Nun wurden die Nupedia-Artikel in die neue Wikipedia integriert. Schnell fand das neue Wikipedia massenhafte Verbreitung. Das war der Augenblick, in dem Wales beschloss, sich von Sanger zu trennen. Als Wikipedia sukzessive von einem profitorientierten Konzept in das Gewand der neuen gemeinnützigen Stiftung Wikimedia Foundation überführt wurde, entließ Wales den Erfinder des Erfolgskonzeptes, Larry Sanger, am 1. März 2002. Während Wales zunächst noch die Urheberschaft von Sanger nicht ableugnete, wurde Sanger mit den Jahren immer mehr aus Wikipedia-Einträgen getilgt.
Bekanntlich funktionierte das Konzept der kollektiven Lexikonproduktion hervorragend. Die Menge von Wikipedia-Artikeln schwoll explosionsartig an. Die pornographische Suchmaschine Bomis konnte mit diesem dynamischen Wachstum ihrer Ausgeburt nicht Schritt halten. Hatte die Implosion von Bomis etwas zu tun mit dem Platzen der Dot.com-Blase? Oder lag es daran, dass Google jetzt der Platzhirsch im Online-Revier geworden war?

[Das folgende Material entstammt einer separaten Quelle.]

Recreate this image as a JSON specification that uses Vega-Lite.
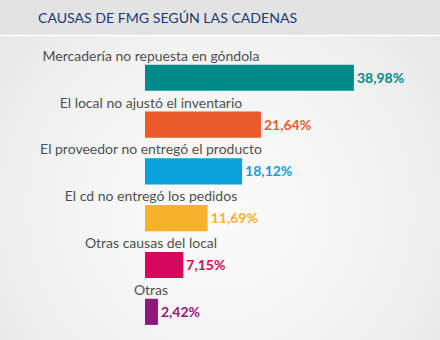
{
  "$schema": "https://vega.github.io/schema/vega-lite/v6.json",
  "width": 440,
  "height": 340,
  "autosize": {"type": "fit", "contains": "padding"},
  "padding": {"top": 11, "left": 0, "right": 0, "bottom": 0},
  "background": "#e3e3e3",
  "title": {
    "text": "CAUSAS DE FMG SEGÚN LAS CADENAS",
    "anchor": "start",
    "frame": "group",
    "dx": 38,
    "offset": 9,
    "fontSize": 14.1,
    "font": "Lato",
    "fontWeight": "normal",
    "color": "#1b3a78"
  },
  "view": {
    "stroke": null,
    "fill": {
      "gradient": "radial",
      "x1": 0.5, "y1": 0.55, "r1": 0,
      "x2": 0.5, "y2": 0.55, "r2": 0.75,
      "stops": [
        {"offset": 0, "color": "#fbfbfb"},
        {"offset": 0.5, "color": "#f3f3f3"},
        {"offset": 1, "color": "#e2e2e2"}
      ]
    }
  },
  "data": {
    "values": [
      {"causa": "Mercadería no repuesta en góndola", "valor": 38.98, "etiqueta": "38,98%"},
      {"causa": "El local no ajustó el inventario", "valor": 21.64, "etiqueta": "21,64%"},
      {"causa": "El proveedor no entregó el producto", "valor": 18.12, "etiqueta": "18,12%"},
      {"causa": "El cd no entregó los pedidos", "valor": 11.69, "etiqueta": "11,69%"},
      {"causa": "Otras causas del local", "valor": 7.15, "etiqueta": "7,15%"},
      {"causa": "Otras", "valor": 2.42, "etiqueta": "2,42%"}
    ]
  },
  "encoding": {
    "y": {
      "field": "causa",
      "type": "nominal",
      "sort": null,
      "axis": null,
      "scale": {"paddingInner": 0.441, "paddingOuter": 0.4785, "align": 0.663}
    }
  },
  "layer": [
    {
      "mark": {"type": "bar"},
      "encoding": {
        "x": {
          "field": "valor",
          "type": "quantitative",
          "scale": {"domain": [-27.05, 55.04], "nice": false, "zero": false},
          "axis": {"orient": "top", "labels": false, "ticks": false, "grid": false, "domainColor": "#ffffff", "domainWidth": 1.5, "title": null}
        },
        "x2": {"datum": 0},
        "color": {
          "field": "causa",
          "type": "nominal",
          "sort": null,
          "scale": {"range": ["#008a8a", "#ea5b2b", "#0aa0dc", "#f7b12a", "#d6075c", "#8c1a7c"]},
          "legend": null
        }
      }
    },
    {
      "mark": {"type": "text", "align": "center", "baseline": "alphabetic", "dx": 6, "dy": -17, "font": "Lato", "fontSize": 14, "color": "#505050"},
      "encoding": {
        "x": {"datum": 0},
        "text": {"field": "causa"}
      }
    },
    {
      "mark": {"type": "text", "align": "left", "baseline": "middle", "dx": 3, "dy": 1, "font": "Lato", "fontWeight": "bold", "fontSize": 14},
      "encoding": {
        "x": {"field": "valor", "type": "quantitative"},
        "text": {"field": "etiqueta"},
        "color": {
          "field": "causa",
          "type": "nominal",
          "sort": null,
          "scale": {"range": ["#008a8a", "#ea5b2b", "#0aa0dc", "#f7b12a", "#d6075c", "#8c1a7c"]},
          "legend": null
        }
      }
    }
  ]
}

Jedenfalls flossen Kapital und die von ehrenamtlichen Redakteuren generierte Artikelflut in die neu eingerichtete Wikimedia Foundation ein. Auch dieser wohltätigen Stiftung saß die bereits bekannte Troika der Herren Wales, Shell und Davis vor. Der neue gemeinnützige - und vor allem: steuerbefreite - Status vermittelte der Öffentlichkeit den Eindruck, hier etabliere sich ein im Gemeinbesitz befindliches Schwarmwissen, das allen nütze. Das Ansehen der Marke Wikipedia gewann durch diesen Schachzug immens.